We’re wired to make snap judgments about people, and teachers are no exception, but knee-jerk reactions can be wrong. When University of Aberdeen researcher Jackie Ravet asked a group of disengaged students why they were disengaged, they told Ravet they were bored by the lessons. Asked a similar question, the kids’ teachers “blamed perceived deficits in students’ attitude, ability, personality, and family background,” note Bondy and Ross. If the educators had asked and listened to the students, “they would have gained insight into how to intervene” and keep everyone moving forward academically.
4. Celebrating Wins
Last year, faced with underwhelming attendance and credit attainment at the Austin, Minnesota, alternative education school she leads, Cabeen decided that one part of her improvement plan would include what she calls “micro and macro celebrations” when students met goals. “We don’t stop to celebrate our wins enough,” she says, and that’s a mistake, especially when it comes to kids in the classroom. Consistently acknowledging student achievement—the end product of hard work—is essential to the warm demander’s practice.
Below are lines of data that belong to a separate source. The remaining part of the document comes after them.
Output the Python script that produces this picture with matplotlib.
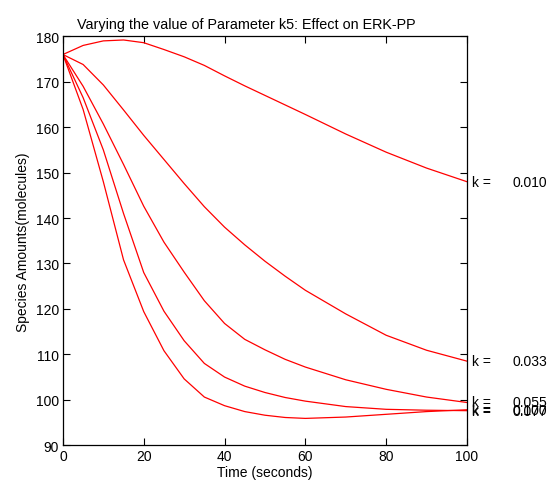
"""ERK-PP response to varying k5 - redrawn from a MATLAB-style figure."""
import matplotlib; matplotlib.use("Agg")
import matplotlib.pyplot as plt

plt.rcParams['font.family'] = ['Liberation Sans', 'DejaVu Sans']

# time points (s) and ERK-PP amounts, one list per k5 value
t = [0, 5, 10, 15, 20, 25, 30, 35, 40, 45, 50, 55, 60, 70, 80, 90, 100]
k_vals = ["0.010", "0.033", "0.055", "0.077", "0.100"]
erk_k010 = [176, 178.0, 179.0, 179.2, 178.6, 177.1, 175.5, 173.6, 171.3, 169.1, 167.0, 164.9, 162.8, 158.5, 154.5, 151.0, 148.0]
erk_k033 = [176, 173.8, 169.3, 163.8, 158.2, 152.9, 147.6, 142.5, 138.0, 134.1, 130.5, 127.2, 124.1, 118.9, 114.2, 110.9, 108.5]
erk_k055 = [176, 169.0, 160.7, 151.8, 142.6, 134.7, 128.1, 121.8, 116.8, 113.3, 111.0, 108.9, 107.2, 104.4, 102.3, 100.6, 99.4]
erk_k077 = [176, 166.5, 155.0, 141.0, 128.0, 119.5, 113.0, 108.0, 105.0, 103.0, 101.6, 100.5, 99.7, 98.5, 97.9, 97.7, 97.6]
erk_k100 = [176, 163.9, 148.0, 130.8, 119.4, 110.8, 104.6, 100.6, 98.7, 97.4, 96.6, 96.1, 95.9, 96.2, 96.8, 97.4, 97.8]
series = [erk_k010, erk_k033, erk_k055, erk_k077, erk_k100]

fig = plt.figure(figsize=(5.52, 4.85), dpi=100)
ax = fig.add_axes([0.114, 0.080, 0.732, 0.843])

for y, k in zip(series, k_vals):
    ax.plot(t, y, color="#ff0000", lw=0.9)
    # end-of-line labels, overlapping where the curves meet (as in the original)
    ax.text(101.2, y[-1], "k =", fontsize=10, va="center", ha="left", clip_on=False)
    ax.text(111.3, y[-1], k, fontsize=10, va="center", ha="left", clip_on=False)

ax.set_xlim(0, 100)
ax.set_ylim(90, 180)
ax.set_xticks(range(0, 101, 20))
ax.set_yticks(range(90, 181, 10))
ax.tick_params(direction="in", top=True, right=True, length=5, width=0.8, labelsize=10, pad=3)
for s in ax.spines.values():
    s.set_linewidth(0.9)
ax.set_title("Varying the value of Parameter k5: Effect on ERK-PP", fontsize=10.4, pad=6, x=0.455)
ax.set_xlabel("Time (seconds)", fontsize=10, labelpad=1)
ax.set_ylabel("Species Amounts(molecules)", fontsize=10, labelpad=4)

fig.savefig("out.png", dpi=100)
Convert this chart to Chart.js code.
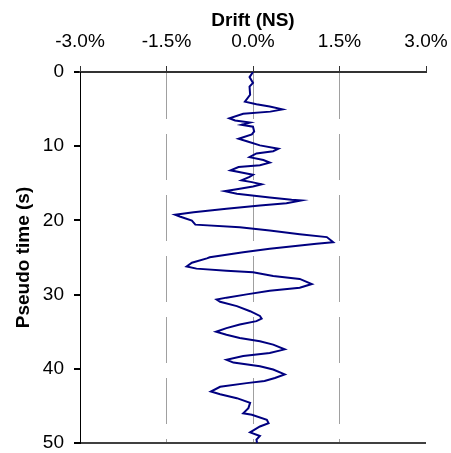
<!DOCTYPE html>
<html>
    <head>
        <title>Drift (NS)</title>
        <script src="https://cdn.jsdelivr.net/npm/chart.js@4.4.0/dist/chart.umd.min.js"></script>
        <style>
            body { margin: 0; background: #fff; }
            #wrap { width: 451px; height: 453px; }
        </style>
    </head>

    <body>
        <div id="wrap"><canvas id="driftChart"></canvas></div>
    </body>

    <script>
        // pseudo time (s) and interstory drift (%)
        var tiempo = [0, 0.69, 1.48, 1.98, 3.07, 4.0, 4.35, 4.65, 5.04, 5.34, 5.64, 6.23, 6.53, 6.82, 7.12, 7.37,
            8.01, 8.41, 9.0, 9.4, 9.89, 10.34, 10.68, 10.98, 11.47, 11.87, 12.21, 12.56, 12.81, 13.25, 13.55, 13.85,
            14.14, 14.59, 14.84, 15.13, 15.43, 15.73, 16.07, 16.42, 16.91, 17.21, 17.31, 17.7, 18.0, 18.44, 18.89,
            19.24, 19.48, 20.03, 20.57, 20.92, 21.36, 21.86, 22.25, 22.75, 22.94, 23.14, 23.83, 24.28, 24.97, 25.12,
            25.71, 26.21, 26.5, 26.8, 27.0, 27.49, 27.89, 28.58, 29.08, 29.47, 29.97, 30.41, 30.66, 30.96, 31.55,
            32.24, 32.88, 33.23, 33.58, 34.02, 34.52, 35.01, 35.41, 35.85, 36.3, 36.74, 37.38, 37.88, 38.27, 38.77,
            39.16, 39.66, 40.1, 40.75, 41.24, 41.64, 41.93, 42.43, 43.07, 43.42, 43.96, 44.6, 45.3, 45.99, 46.19,
            46.88, 47.32, 47.77, 48.56, 49.05, 49.55, 50];
        var drift = [0, -0.06, 0, -0.06, -0.05, -0.14, 0.06, 0.29, 0.51, 0.3, -0.17, -0.41, -0.31, -0.05, -0.2, 0,
            0.02, -0.02, -0.25, -0.08, 0.12, 0.44, 0.35, 0.06, -0.06, 0.18, 0.29, 0.12, -0.25, -0.39, -0.2, 0,
            -0.06, -0.2, -0.02, 0.15, 0, -0.23, -0.49, -0.28, 0.29, 0.67, 0.84, 0.58, 0.12, -0.46, -1.03,
            -1.35, -1.27, -1.06, -1.0, -0.23, 0.29, 0.81, 1.28, 1.36, 1.39, 1.1, 0.29, -0.17, -0.75, -0.8,
            -1.06, -1.15, -0.98, -0.46, 0, 0.35, 0.81, 1.02, 0.81, 0.29, -0.11, -0.46, -0.63, -0.57, -0.28,
            -0.05, 0.12, 0.15, 0.06, -0.23, -0.46, -0.64, -0.46, -0.23, 0.12, 0.35, 0.55, 0.29, -0.17, -0.46,
            -0.34, 0.12, 0.35, 0.55, 0.38, 0.2, -0.11, -0.57, -0.73, -0.57, -0.28, -0.05, -0.08, -0.17, -0.02,
            0.24, 0.27, 0.12, -0.05, 0.12, 0.06, 0.07];
        var ticksX = [-3, -1.5, 0, 1.5, 3];
        var ticksY = [0, 10, 20, 30, 40, 50];

        var fuente = "'Liberation Sans', Arial, sans-serif";
        var puntos = tiempo.map(function (t, i) { return {x: drift[i], y: t}; });

        var ctx = document.getElementById('driftChart').getContext('2d');
        var grafica = new Chart(ctx, {
            type: 'scatter',
            data: {
                datasets: [{
                    label: 'Drift (NS)',
                    data: puntos,
                    showLine: true,
                    borderColor: '#000080',
                    borderWidth: 2,
                    pointRadius: 0,
                    tension: 0
                }]
            },
            options: {
                responsive: true,
                maintainAspectRatio: false,
                animation: false,
                layout: { padding: 0 },
                plugins: { legend: { display: false }, tooltip: { enabled: false } },
                scales: {
                    x: {
                        position: 'top',
                        min: -3, max: 3,
                        afterBuildTicks: function (s) { s.ticks = ticksX.map(function (v) { return {value: v}; }); },
                        // fixed box: 72px tall, 25px margin on the right
                        afterFit: function (s) { s.height = 72; s.paddingLeft = 0; s.paddingRight = 25; },
                        ticks: {
                            color: '#000',
                            padding: 13,
                            maxRotation: 0,
                            font: { family: fuente, size: 19 },
                            callback: function (v) { return v.toFixed(1) + '%'; }
                        },
                        grid: {
                            color: function (c) { return Math.abs(c.tick.value) === 3 ? 'rgba(0,0,0,0)' : '#a0a0a0'; },
                            lineWidth: 1,
                            tickColor: '#333',
                            tickLength: 6
                        },
                        border: { color: '#333', width: 2, dash: [46, 15] },
                        title: {
                            display: true,
                            text: 'Drift (NS)',
                            color: '#000',
                            padding: { top: 9, bottom: 0 },
                            font: { family: fuente, size: 19, weight: 'bold' }
                        }
                    },
                    y: {
                        reverse: true,
                        min: 0, max: 50,
                        afterBuildTicks: function (s) { s.ticks = ticksY.map(function (v) { return {value: v}; }); },
                        afterFit: function (s) { s.width = 80; s.paddingTop = 0; s.paddingBottom = 10; },
                        ticks: {
                            color: '#000',
                            padding: 10,
                            font: { family: fuente, size: 19 }
                        },
                        grid: {
                            color: function (c) { return c.tick.value === 50 ? '#404040' : 'rgba(0,0,0,0)'; },
                            lineWidth: 2,
                            tickColor: '#000',
                            tickLength: 6
                        },
                        border: { color: '#000', width: 1 },
                        title: {
                            display: true,
                            text: 'Pseudo time (s)',
                            color: '#000',
                            padding: { top: 12, bottom: 0 },
                            font: { family: fuente, size: 19, weight: 'bold' }
                        }
                    }
                }
            }
        });
    </script>
</html>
These often-overlooked rituals are a chance to revel in a successful outcome, and they inevitably deepen the student’s motivation to succeed again.
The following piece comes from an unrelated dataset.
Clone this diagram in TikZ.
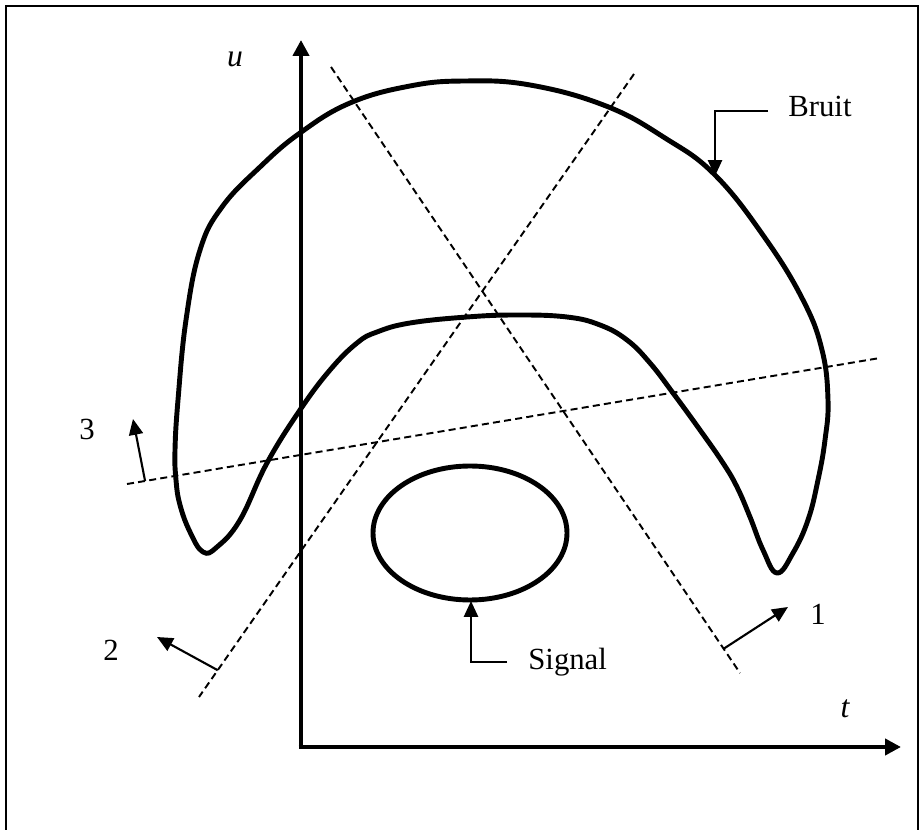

As attendance and credit metrics slowly ticked upward, Cabeen and her staff followed through, celebrating successes with small hurrahs in the classroom or, for the big wins, trips to amusement parks or lunch at local restaurants. “You would think: Does a 17-year-old want to go to an amusement park, or out to lunch with peers? Yes, they absolutely do,” she says. “Did we scaffold that, because a number of our students had never actually gone to sit down in a restaurant? Yes. And it was amazing.”
Pausing to celebrate and genuinely recognize student successes helps kids look back and recognize how much progress they’ve made, building confidence that they can tackle hard work again. Without a pause and a cheer, says Cabeen, “you may throw everything out and quickly move on to the next thing—and we can’t just keep trying the next thing in education, because that’s exhausting to teachers and kids.”